(RAW DATA):
━━━━━━━━━━━━━━━━
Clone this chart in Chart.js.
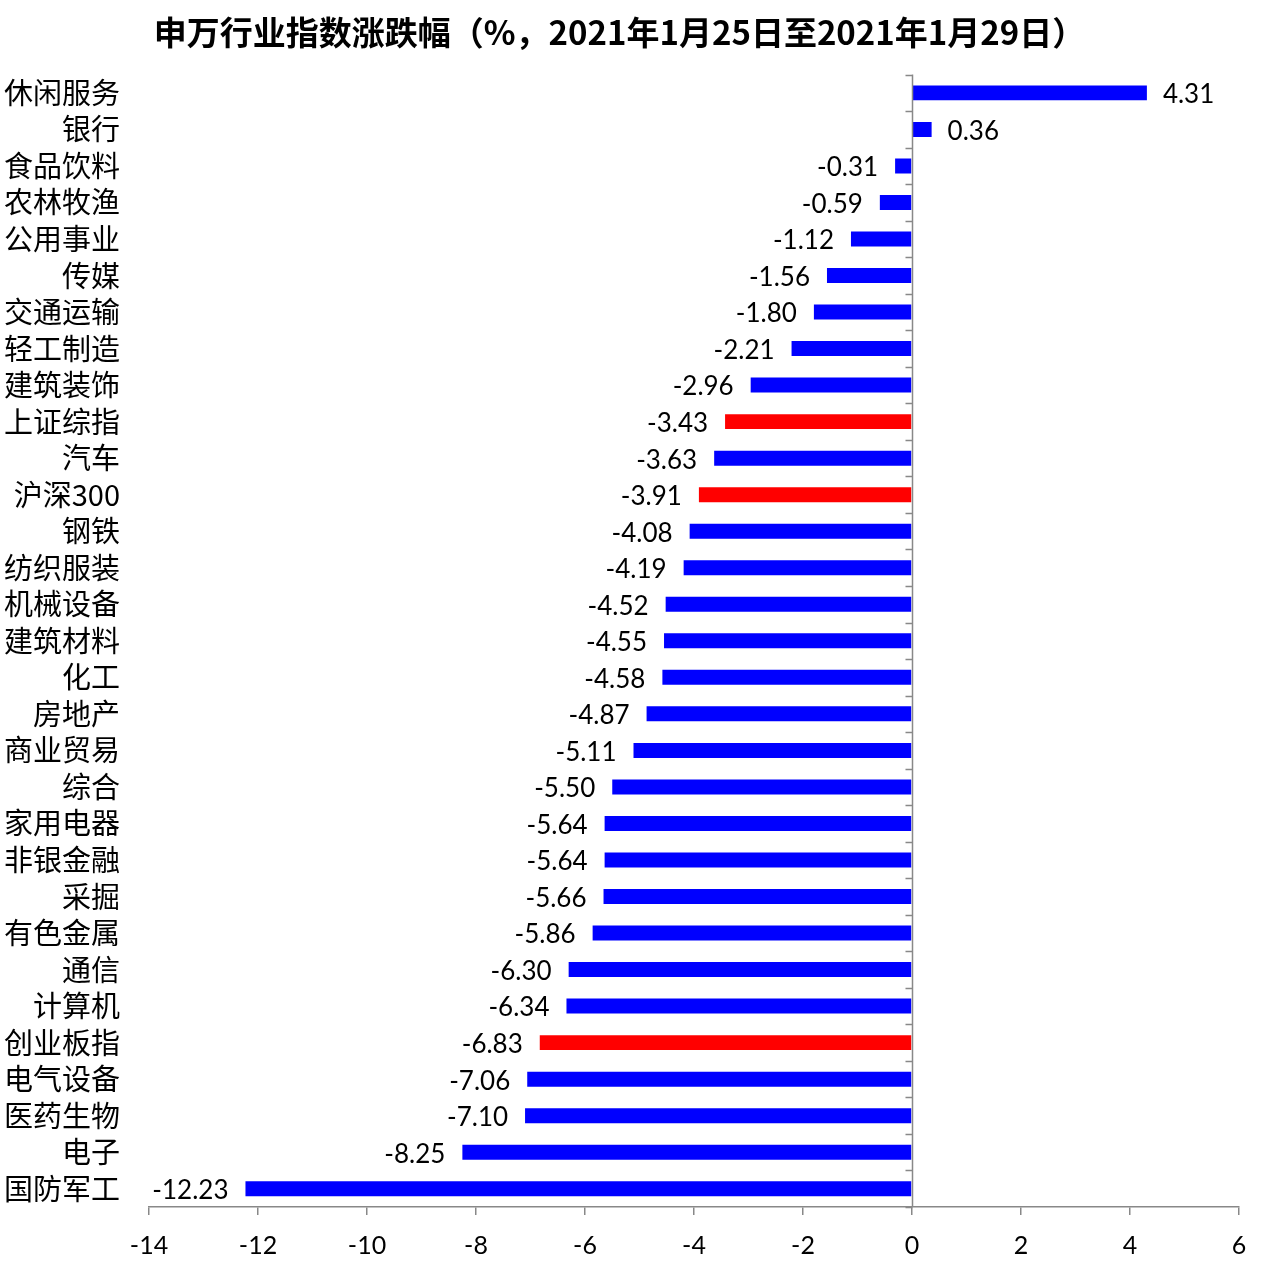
━━━━━━━━━━━━━━━━
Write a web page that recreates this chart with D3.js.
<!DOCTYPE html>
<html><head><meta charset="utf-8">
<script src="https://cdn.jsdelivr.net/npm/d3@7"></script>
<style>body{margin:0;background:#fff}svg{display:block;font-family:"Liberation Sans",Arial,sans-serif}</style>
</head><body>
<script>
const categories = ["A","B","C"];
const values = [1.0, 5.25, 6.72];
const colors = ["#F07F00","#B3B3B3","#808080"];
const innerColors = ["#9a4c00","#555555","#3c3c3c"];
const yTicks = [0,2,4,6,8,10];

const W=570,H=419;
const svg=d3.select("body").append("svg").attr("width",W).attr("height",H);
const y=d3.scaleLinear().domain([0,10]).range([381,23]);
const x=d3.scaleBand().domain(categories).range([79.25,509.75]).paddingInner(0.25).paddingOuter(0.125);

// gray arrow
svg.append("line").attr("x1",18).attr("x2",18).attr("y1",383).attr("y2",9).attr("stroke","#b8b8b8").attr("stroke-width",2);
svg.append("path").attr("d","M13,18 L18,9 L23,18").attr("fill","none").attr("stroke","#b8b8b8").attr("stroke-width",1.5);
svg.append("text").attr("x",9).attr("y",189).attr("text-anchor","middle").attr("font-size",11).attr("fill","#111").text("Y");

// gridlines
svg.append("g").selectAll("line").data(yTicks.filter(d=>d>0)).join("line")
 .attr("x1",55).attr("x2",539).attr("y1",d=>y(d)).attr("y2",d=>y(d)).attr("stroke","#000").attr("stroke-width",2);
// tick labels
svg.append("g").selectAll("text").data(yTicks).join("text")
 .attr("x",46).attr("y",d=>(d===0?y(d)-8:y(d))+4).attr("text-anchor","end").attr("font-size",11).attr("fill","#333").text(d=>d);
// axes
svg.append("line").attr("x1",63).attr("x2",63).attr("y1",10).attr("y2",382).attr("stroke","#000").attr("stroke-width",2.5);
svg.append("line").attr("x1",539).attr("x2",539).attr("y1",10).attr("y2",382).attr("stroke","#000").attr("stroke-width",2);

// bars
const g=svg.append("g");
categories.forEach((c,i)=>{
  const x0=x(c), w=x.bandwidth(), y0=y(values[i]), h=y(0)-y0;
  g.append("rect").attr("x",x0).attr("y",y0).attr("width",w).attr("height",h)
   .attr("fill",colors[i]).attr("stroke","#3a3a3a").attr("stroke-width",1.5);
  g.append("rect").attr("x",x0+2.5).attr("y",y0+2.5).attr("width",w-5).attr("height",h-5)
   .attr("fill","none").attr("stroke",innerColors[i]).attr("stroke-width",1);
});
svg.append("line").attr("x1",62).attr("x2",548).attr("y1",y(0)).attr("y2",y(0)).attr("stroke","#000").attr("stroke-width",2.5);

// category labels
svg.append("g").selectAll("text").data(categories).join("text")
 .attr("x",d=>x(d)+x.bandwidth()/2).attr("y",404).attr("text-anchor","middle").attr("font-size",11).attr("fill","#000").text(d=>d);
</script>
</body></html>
━━━━━━━━━━━━━━━━
(BRIEF):
Determine how many lines of the entries above carry the string "this", and give that number alone.

(ANSWER BELOW):
2